What remains unclear for now is coverage, installation terms, router fees, and whether these plans are already live for retail sign-ups in multiple areas or still limited to select zones. Until Airtel Kenya publishes the service on its official channels, that part remains blurry. But from what has now surfaced publicly, the company’s fibre era in Kenya has clearly begun.
Comparing Airtel’s speeds and costs above to Safaricom’s new speeds and costs, you see Safaricon’s recent changes give it an upper hand.

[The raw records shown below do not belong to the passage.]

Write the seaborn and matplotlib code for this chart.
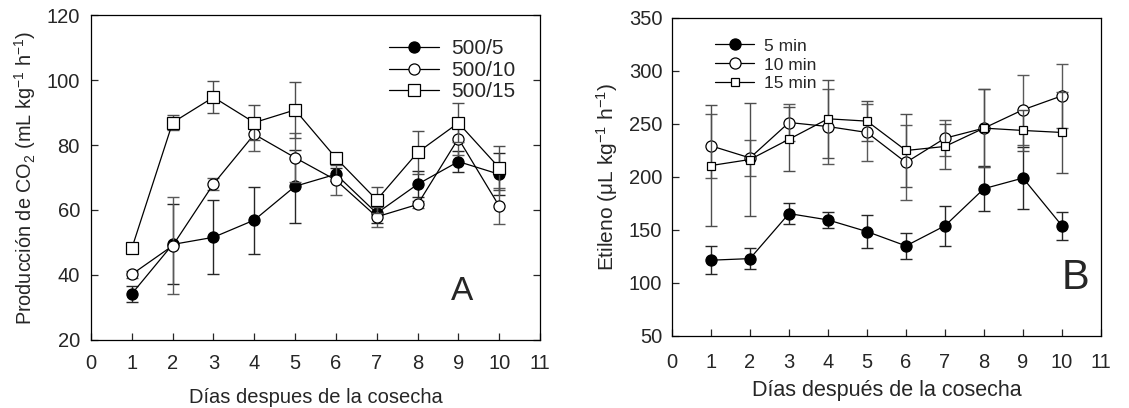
import numpy as np
import pandas as pd
import matplotlib
matplotlib.use("Agg")
import matplotlib.pyplot as plt
import seaborn as sns
from matplotlib.lines import Line2D

sns.set_theme(style="ticks")
plt.rcParams['font.family'] = ['Liberation Sans', 'DejaVu Sans']
plt.rcParams['mathtext.fontset'] = 'custom'
plt.rcParams['mathtext.rm'] = 'Liberation Sans'
plt.rcParams['mathtext.it'] = 'Liberation Sans:italic'

# ---- data ----
days = [1, 2, 3, 4, 5, 6, 7, 8, 9, 10]

# Panel A: CO2 production (mL kg-1 h-1)
co2_labels = ["500/5", "500/10", "500/15"]
co2_500_5 = [34.2, 49.4, 51.6, 56.9, 67.3, 71.0, 59.0, 67.9, 74.9, 71.0]
co2_500_5_err = [2.5, 12.3, 11.4, 10.3, 11.3, 2.0, 3.0, 4.0, 3.3, 6.4]
co2_500_10 = [40.2, 49.0, 68.0, 83.3, 76.1, 69.2, 57.9, 61.7, 82.0, 61.2]
co2_500_10_err = [1.0, 15.0, 2.0, 5.0, 7.5, 4.6, 3.0, 1.0, 5.0, 5.5]
co2_500_15 = [48.2, 86.9, 94.7, 86.9, 90.8, 76.0, 63.1, 77.7, 86.8, 73.0]
co2_500_15_err = [0.5, 2.3, 5.0, 5.3, 8.5, 1.0, 4.0, 6.6, 6.0, 6.8]

# Panel B: ethylene (uL kg-1 h-1)
eth_labels = ["5 min", "10 min", "15 min"]
eth_5 = [121.5, 123.0, 165.5, 159.5, 148.5, 135.0, 154.0, 189.0, 199.0, 154.0]
eth_5_err = [13.0, 10.0, 9.5, 7.5, 15.5, 12.5, 19.0, 21.0, 29.0, 13.0]
eth_10 = [229.4, 218.0, 251.4, 247.6, 242.0, 213.7, 236.6, 246.1, 263.4, 276.6]
eth_10_err = [30.0, 17.0, 17.0, 35.0, 27.0, 35.0, 17.0, 37.0, 33.0, 30.0]
eth_15 = [210.8, 216.5, 235.6, 254.9, 252.7, 225.0, 228.8, 246.1, 243.9, 242.0]
eth_15_err = [57.0, 53.0, 30.0, 37.0, 19.0, 34.0, 21.0, 37.0, 19.0, 38.0]

fig = plt.figure(figsize=(11.29, 4.08), dpi=100)
axA = fig.add_axes([0.0806, 0.1667, 0.3977, 0.7965])
axB = fig.add_axes([0.5952, 0.1765, 0.3800, 0.7794])


def draw_series(ax, y, err, marker, face, ms, ecol, label, z):
    df = pd.DataFrame({"day": days, "val": y})
    ax.errorbar(days, y, yerr=err, fmt='none', ecolor=ecol, elinewidth=1.0,
                capsize=4, capthick=1.0, zorder=z)
    sns.lineplot(data=df, x="day", y="val", ax=ax, color='black', lw=0.9,
                 marker=marker, markersize=ms, markerfacecolor=face,
                 markeredgecolor='black', markeredgewidth=0.9, zorder=z + 0.5,
                 legend=False)
    return Line2D([], [], color='black', lw=0.9, marker=marker, markersize=ms,
                  markerfacecolor=face, markeredgecolor='black',
                  markeredgewidth=0.9, label=label)


# ---- Panel A ----
hA = [
    draw_series(axA, co2_500_5, co2_500_5_err, 'o', 'black', 8, '0.15', co2_labels[0], 3),
    draw_series(axA, co2_500_10, co2_500_10_err, 'o', 'white', 8, '0.35', co2_labels[1], 4),
    draw_series(axA, co2_500_15, co2_500_15_err, 's', 'white', 8, '0.3', co2_labels[2], 5),
]
axA.set_xlim(0, 11)
axA.set_ylim(20, 120)
axA.set_xticks(range(0, 12))
axA.set_yticks(range(20, 121, 20))
axA.set_xlabel("Días despues de la cosecha", fontsize=14.5, labelpad=11)
axA.set_ylabel(r"Producción de CO$_2$ (mL kg$^{-1}$ h$^{-1}$)", fontsize=14.3, labelpad=6)
axA.tick_params(axis='x', direction='in', labelsize=14.5, length=5, width=0.9, pad=10)
axA.tick_params(axis='y', direction='in', labelsize=14.5, length=5, width=0.9,
                right=True, pad=8)
axA.text(9.1, 34.8, "A", fontsize=24, ha='center', va='center')
legA = axA.legend(handles=hA, loc='upper right', bbox_to_anchor=(0.978, 0.97),
                  frameon=False, fontsize=15, handlelength=2.4, handletextpad=0.6,
                  labelspacing=0.12, borderaxespad=0.3)

# ---- Panel B ----
hB = [
    draw_series(axB, eth_5, eth_5_err, 'o', 'black', 8, '0.15', eth_labels[0], 3),
    draw_series(axB, eth_10, eth_10_err, 'o', 'white', 8, '0.35', eth_labels[1], 4),
    draw_series(axB, eth_15, eth_15_err, 's', 'white', 5.5, '0.3', eth_labels[2], 5),
]
axB.set_xlim(0, 11)
axB.set_ylim(50, 350)
axB.set_xticks(range(0, 12))
axB.set_yticks(range(50, 351, 50))
axB.set_xlabel("Días después de la cosecha", fontsize=15.5, labelpad=6)
axB.set_ylabel("Etileno (μL kg$^{-1}$ h$^{-1}$)", fontsize=15, labelpad=6)
axB.tick_params(axis='x', direction='in', labelsize=14.5, length=5, width=0.9, pad=12)
axB.tick_params(axis='y', direction='in', labelsize=14.5, length=5, width=0.9, pad=7)
axB.text(10.35, 105, "B", fontsize=30, ha='center', va='center')
legB = axB.legend(handles=hB, loc='upper left', bbox_to_anchor=(0.065, 0.985),
                  frameon=False, fontsize=12.5, handlelength=2.2, handletextpad=0.6,
                  labelspacing=0.22)

for ax in (axA, axB):
    for s in ax.spines.values():
        s.set_color('black')
        s.set_linewidth(0.9)

fig.savefig("out.png", dpi=100)
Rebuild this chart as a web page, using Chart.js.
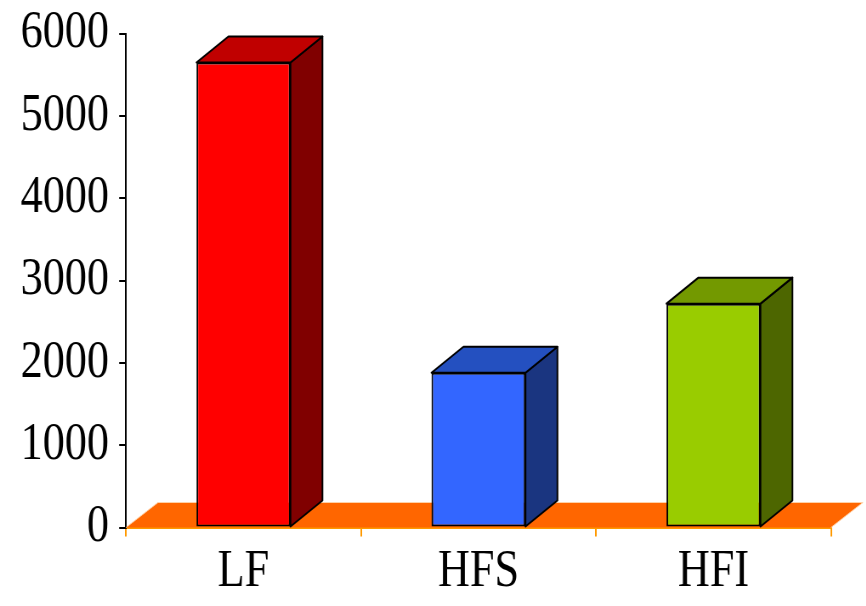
<!DOCTYPE html>
<html>
<head>
<meta charset="utf-8">
<script src="https://cdn.jsdelivr.net/npm/chart.js@4/dist/chart.umd.min.js"></script>
<style>
  html, body { margin: 0; padding: 0; background: #fff; overflow: hidden; }
  #wrap { width: 866px; height: 606px; overflow: hidden; }
  /* the canvas is drawn wide and narrowed so the serif text looks condensed */
  #c { display: block; transform: scaleX(0.85); transform-origin: 0 0; }
</style>
</head>
<body>
<div id="wrap"><canvas id="c" width="1019" height="606"></canvas></div>
<script>
// Categories and values
const categories = ['LF', 'HFS', 'HFI'];
const values = [5650, 1880, 2720];
const yTicks = [0, 1000, 2000, 3000, 4000, 5000, 6000];

// Face colours per column: front, top, side
const frontColors = ['#FF0000', '#3366FF', '#99CC00'];
const topColors = ['#C00000', '#2450C0', '#739900'];
const sideColors = ['#800000', '#1A3580', '#4D6600'];

const DEPTH_X = 37.6;  // horizontal depth offset of the 3D boxes
const DEPTH_Y = 26;    // vertical depth offset of the 3D boxes
const FLOOR_DY = 25;

const SERIF = '"Liberation Serif", "Times New Roman", serif';

const depthPlugin = {
  id: 'depth',
  beforeDatasetsDraw(chart) {
    const ctx = chart.ctx;
    const area = chart.chartArea;
    const yZero = chart.scales.y.getPixelForValue(0);
    // floor
    ctx.save();
    ctx.beginPath();
    ctx.moveTo(area.left, yZero);
    ctx.lineTo(area.right, yZero);
    ctx.lineTo(area.right + DEPTH_X, yZero - FLOOR_DY);
    ctx.lineTo(area.left + DEPTH_X, yZero - FLOOR_DY);
    ctx.closePath();
    ctx.fillStyle = '#FF6600';
    ctx.fill();
    ctx.beginPath();
    ctx.moveTo(area.left, yZero);
    ctx.lineTo(area.left + DEPTH_X, yZero - FLOOR_DY);
    ctx.lineTo(area.right + DEPTH_X, yZero - FLOOR_DY);
    ctx.lineTo(area.right, yZero);
    ctx.strokeStyle = '#FFD2A8';
    ctx.lineWidth = 1;
    ctx.stroke();
    ctx.restore();

    // top and side faces of each column
    const meta = chart.getDatasetMeta(0);
    meta.data.forEach((bar, i) => {
      const p = bar.getProps(['x', 'y', 'width', 'base'], true);
      const l = p.x - p.width / 2, r = p.x + p.width / 2;
      const t = p.y, b = p.base;
      ctx.save();
      ctx.lineWidth = 2;
      ctx.lineJoin = 'round';
      ctx.strokeStyle = '#000';
      // side
      ctx.beginPath();
      ctx.moveTo(r, t);
      ctx.lineTo(r + DEPTH_X, t - DEPTH_Y);
      ctx.lineTo(r + DEPTH_X, b - DEPTH_Y);
      ctx.lineTo(r, b);
      ctx.closePath();
      ctx.fillStyle = sideColors[i];
      ctx.fill();
      ctx.stroke();
      // top
      ctx.beginPath();
      ctx.moveTo(l, t);
      ctx.lineTo(r, t);
      ctx.lineTo(r + DEPTH_X, t - DEPTH_Y);
      ctx.lineTo(l + DEPTH_X, t - DEPTH_Y);
      ctx.closePath();
      ctx.fillStyle = topColors[i];
      ctx.fill();
      ctx.stroke();
      ctx.restore();
    });
  }
};

new Chart(document.getElementById('c'), {
  type: 'bar',
  data: {
    labels: categories,
    datasets: [{
      data: values,
      backgroundColor: frontColors,
      borderColor: '#000',
      borderWidth: 2,
      borderSkipped: false,
      categoryPercentage: 1.0,
      barPercentage: 0.40
    }]
  },
  options: {
    responsive: false,
    animation: false,
    devicePixelRatio: 1,
    layout: { padding: { left: 0, right: 41.4, top: 33.7, bottom: 0 } },
    plugins: { legend: { display: false }, tooltip: { enabled: false } },
    scales: {
      x: {
        offset: true,
        grid: { offset: true, drawOnChartArea: false, color: '#FF9900', lineWidth: 2, tickLength: 9 },
        border: { display: true, color: '#FF9900', width: 3 },
        ticks: { color: '#000', padding: 5, font: { family: SERIF, size: 52 } },
        afterFit(scale) { scale.height = 78.5; }
      },
      y: {
        min: 0,
        max: 6000,
        afterBuildTicks(scale) { scale.ticks = yTicks.map(v => ({ value: v })); },
        grid: { drawOnChartArea: false, color: '#000', lineWidth: 2, tickLength: 8 },
        border: { display: true, color: '#000', width: 2 },
        ticks: {
          color: '#000',
          padding: 12,
          font: { family: SERIF, size: 52, lineHeight: 0.8 },
          callback: (v) => String(v)
        },
        afterFit(scale) { scale.width = 148.2; }
      }
    }
  },
  plugins: [depthPlugin]
});
</script>
</body>
</html>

Kenya Home Fibre · April 2026
Airtel XStream Fibre vs.
Safaricom Home Fibre
Speed-for-shilling comparison across all available plans
| Tier | Airtel Speed | Airtel Price | Safaricom Speed | Safaricom Price | Value Edge |
|---|---|---|---|---|---|
| Entry | 15 Mbps | KES 1,999 ~133/Mbps | 40 Mbps | KES 2,250 ~56/Mbps | ✓ Safaricom |
| Mid-Low | 30 Mbps | KES 2,999 ~100/Mbps | 40 Mbps | KES 2,250 ~56/Mbps | ✓ Safaricom |
| Mid ★ | 60 Mbps | KES 3,999 ~67/Mbps | 60 Mbps | KES 3,075 ~51/Mbps | ✓ Safaricom |
| High | 100 Mbps | KES 4,999 ~50/Mbps | 150 Mbps | KES 4,725 ~32/Mbps | ✓ Safaricom |
| Premium | — | — | 500 Mbps | KES 9,375 ~19/Mbps | ✓ Safaricom |
| Gigabit | — | — | 1,000 Mbps | KES 20,000 ~20/Mbps | ✓ Safaricom |
Prices include current 2026 VAT adjustments where applicable.